The Dryades YMCA is also seeking a preliminary and permanent injunction against the district, arguing the district’s announcement was premature and does not follow the proper board policy or the charter contract and effectively denies the school due process.
“OPSB has already begun the post-revocation process of assigning students to other schools and setting Dryades employees up with new employers,” the lawsuit alleges. “But revocation has not occurred.”
The summer closure — if it proceeds — would be an unusually quick step for the district. School closures, or contract non-renewals, generally take place over the last year of a contract and families learn of a potential school closure months in advance. But the news about Singleton follows mounting warnings against the organization, including several serious ones over the past several months. Both the CEO and CFO resigned in March after the district reported finding suspicious background checks and recently the district alleged that Dryades YMCA owes hundreds of thousands in public funds to the school.
The order, issued by Judge Jennifer Medley, prohibits the district from interfering in daily operations at the school “unless and until OPSB formally revokes the charter.” And that cannot happen until the district issues “a formal factual determination” outlining the specific terms of the charter contract that Dryades YMCA violated, Medley wrote.

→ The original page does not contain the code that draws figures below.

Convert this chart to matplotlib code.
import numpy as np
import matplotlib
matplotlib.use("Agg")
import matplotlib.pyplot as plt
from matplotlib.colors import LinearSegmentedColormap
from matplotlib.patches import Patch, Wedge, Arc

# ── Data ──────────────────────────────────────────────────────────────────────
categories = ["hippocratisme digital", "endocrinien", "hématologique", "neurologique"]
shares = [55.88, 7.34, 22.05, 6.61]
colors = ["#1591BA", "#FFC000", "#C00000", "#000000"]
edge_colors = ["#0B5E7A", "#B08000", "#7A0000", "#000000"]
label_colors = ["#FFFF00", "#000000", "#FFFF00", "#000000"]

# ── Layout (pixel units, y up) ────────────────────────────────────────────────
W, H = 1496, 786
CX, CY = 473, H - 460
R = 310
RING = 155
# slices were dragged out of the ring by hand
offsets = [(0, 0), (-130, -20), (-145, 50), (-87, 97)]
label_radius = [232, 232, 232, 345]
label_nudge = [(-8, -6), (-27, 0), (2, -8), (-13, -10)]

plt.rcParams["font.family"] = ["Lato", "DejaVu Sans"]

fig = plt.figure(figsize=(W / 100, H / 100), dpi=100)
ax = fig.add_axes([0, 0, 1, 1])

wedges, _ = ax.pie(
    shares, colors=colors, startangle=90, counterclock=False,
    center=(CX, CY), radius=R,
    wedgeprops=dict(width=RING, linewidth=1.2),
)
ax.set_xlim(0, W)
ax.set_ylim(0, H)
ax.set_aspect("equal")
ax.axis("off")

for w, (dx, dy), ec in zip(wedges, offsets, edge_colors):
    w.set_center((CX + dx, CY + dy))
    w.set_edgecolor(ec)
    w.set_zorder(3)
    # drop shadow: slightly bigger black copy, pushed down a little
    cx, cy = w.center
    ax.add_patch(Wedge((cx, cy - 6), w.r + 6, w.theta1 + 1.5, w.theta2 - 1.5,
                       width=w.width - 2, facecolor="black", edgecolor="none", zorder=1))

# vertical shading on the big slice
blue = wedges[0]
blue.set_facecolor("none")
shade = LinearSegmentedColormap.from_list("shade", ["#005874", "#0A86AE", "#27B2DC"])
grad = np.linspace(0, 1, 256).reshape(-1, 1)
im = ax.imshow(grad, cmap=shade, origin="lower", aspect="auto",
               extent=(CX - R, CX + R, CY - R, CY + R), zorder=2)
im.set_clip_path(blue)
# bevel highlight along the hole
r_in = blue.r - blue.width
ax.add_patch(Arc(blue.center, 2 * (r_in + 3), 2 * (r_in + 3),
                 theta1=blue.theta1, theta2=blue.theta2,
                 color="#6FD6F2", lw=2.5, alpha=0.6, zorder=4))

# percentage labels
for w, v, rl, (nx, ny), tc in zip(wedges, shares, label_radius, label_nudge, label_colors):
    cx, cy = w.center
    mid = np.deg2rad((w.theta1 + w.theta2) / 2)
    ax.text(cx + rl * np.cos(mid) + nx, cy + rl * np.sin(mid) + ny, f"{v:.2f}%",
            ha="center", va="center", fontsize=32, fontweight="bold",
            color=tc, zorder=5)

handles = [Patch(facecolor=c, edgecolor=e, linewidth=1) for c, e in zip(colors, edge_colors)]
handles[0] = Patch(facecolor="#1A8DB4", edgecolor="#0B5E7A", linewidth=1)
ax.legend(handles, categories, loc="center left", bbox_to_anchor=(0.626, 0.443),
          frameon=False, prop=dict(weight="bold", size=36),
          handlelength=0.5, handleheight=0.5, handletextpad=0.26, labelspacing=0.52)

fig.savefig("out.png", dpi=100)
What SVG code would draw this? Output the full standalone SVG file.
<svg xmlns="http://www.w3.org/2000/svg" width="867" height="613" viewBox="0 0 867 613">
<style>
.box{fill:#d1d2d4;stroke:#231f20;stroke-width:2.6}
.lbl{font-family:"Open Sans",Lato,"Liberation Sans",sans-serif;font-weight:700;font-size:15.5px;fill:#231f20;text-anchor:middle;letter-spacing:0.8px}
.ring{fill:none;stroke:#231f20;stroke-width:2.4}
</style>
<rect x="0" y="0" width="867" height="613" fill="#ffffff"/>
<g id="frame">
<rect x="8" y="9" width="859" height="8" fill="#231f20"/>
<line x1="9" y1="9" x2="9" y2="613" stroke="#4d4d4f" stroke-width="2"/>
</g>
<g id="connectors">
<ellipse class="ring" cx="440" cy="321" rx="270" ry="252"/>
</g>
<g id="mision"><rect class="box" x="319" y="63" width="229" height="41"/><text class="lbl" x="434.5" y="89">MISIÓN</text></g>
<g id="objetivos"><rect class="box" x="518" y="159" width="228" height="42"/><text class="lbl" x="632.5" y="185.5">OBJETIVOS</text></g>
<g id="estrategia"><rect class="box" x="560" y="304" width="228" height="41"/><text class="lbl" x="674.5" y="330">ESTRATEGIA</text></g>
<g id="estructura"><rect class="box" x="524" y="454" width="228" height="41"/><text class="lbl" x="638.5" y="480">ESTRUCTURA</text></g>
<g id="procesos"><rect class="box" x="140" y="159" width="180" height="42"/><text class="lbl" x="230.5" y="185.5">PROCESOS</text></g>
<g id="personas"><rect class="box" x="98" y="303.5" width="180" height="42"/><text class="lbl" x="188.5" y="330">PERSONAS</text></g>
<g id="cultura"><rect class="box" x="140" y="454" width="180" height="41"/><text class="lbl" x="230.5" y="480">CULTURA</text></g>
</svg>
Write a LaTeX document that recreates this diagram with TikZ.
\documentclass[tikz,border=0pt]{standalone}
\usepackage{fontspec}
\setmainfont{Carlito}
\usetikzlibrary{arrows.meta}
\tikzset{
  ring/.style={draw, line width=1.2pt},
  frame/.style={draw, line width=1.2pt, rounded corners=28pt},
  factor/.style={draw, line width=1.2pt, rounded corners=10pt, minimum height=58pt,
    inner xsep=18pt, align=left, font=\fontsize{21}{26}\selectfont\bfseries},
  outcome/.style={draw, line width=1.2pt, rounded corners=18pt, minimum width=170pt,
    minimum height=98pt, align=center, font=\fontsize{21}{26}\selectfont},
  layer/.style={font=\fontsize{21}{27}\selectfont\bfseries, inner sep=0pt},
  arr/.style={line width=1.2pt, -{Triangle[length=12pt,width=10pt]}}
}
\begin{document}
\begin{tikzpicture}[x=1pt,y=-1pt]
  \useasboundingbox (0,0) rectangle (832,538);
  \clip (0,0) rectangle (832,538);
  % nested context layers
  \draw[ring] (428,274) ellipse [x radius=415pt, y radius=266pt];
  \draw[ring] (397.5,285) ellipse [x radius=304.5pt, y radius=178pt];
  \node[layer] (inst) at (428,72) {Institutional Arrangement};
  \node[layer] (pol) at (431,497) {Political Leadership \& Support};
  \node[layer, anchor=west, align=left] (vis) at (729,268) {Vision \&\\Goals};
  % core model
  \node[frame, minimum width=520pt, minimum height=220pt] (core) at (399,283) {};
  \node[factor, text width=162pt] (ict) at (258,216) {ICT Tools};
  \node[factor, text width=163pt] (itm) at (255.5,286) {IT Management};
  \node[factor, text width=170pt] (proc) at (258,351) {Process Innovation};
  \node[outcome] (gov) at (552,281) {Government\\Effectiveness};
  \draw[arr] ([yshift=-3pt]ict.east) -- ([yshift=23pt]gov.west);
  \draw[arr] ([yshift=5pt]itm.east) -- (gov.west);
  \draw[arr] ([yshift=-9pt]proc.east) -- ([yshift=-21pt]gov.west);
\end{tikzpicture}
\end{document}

Additionally, the order prevents the district from taking further action against the school until the two sides engage in mediation. The order also says that should Superintendent Henderson Lewis, Jr. officially recommend closing the school before the board in July, that the Dryades YMCA would be entitled to a public rebuttal. Dryades YMCA officials were not allowed to speak at the board’s emergency meeting last week when the revocation proceedings were announced.
In a Friday letter to Singleton staff and families, interim CEO Samuel Odom asked for feedback from the school community and thanked the judge for the order.
“Obviously, your voice is an important part of that conversation, and we are working very hard to ensure that you get your fair say about where you want to work, where you want to go to school and what your priorities are,” he wrote. “No students are being pulled or dropped from the 2021-2022 School Roster. Your place at our current facility remains yours to keep at your option.”
Last week, district officials said they would begin reassigning students to other district charter schools as early as this week. On Tuesday, it was unclear whether that process had begun. (The potential closure would not affect pre-kindergarten or Head Start students as those are separate programs.)
NOLA Public Schools spokeswoman Taslin Afonzo said the district has received the order.
“As we have since we began requesting information from the Dryades YMCA, we will continue to strive for a resolution with them while keeping the affected children’s wellbeing and access to quality education top priority,” she wrote in an email.
A hearing on the suit is scheduled for Thursday.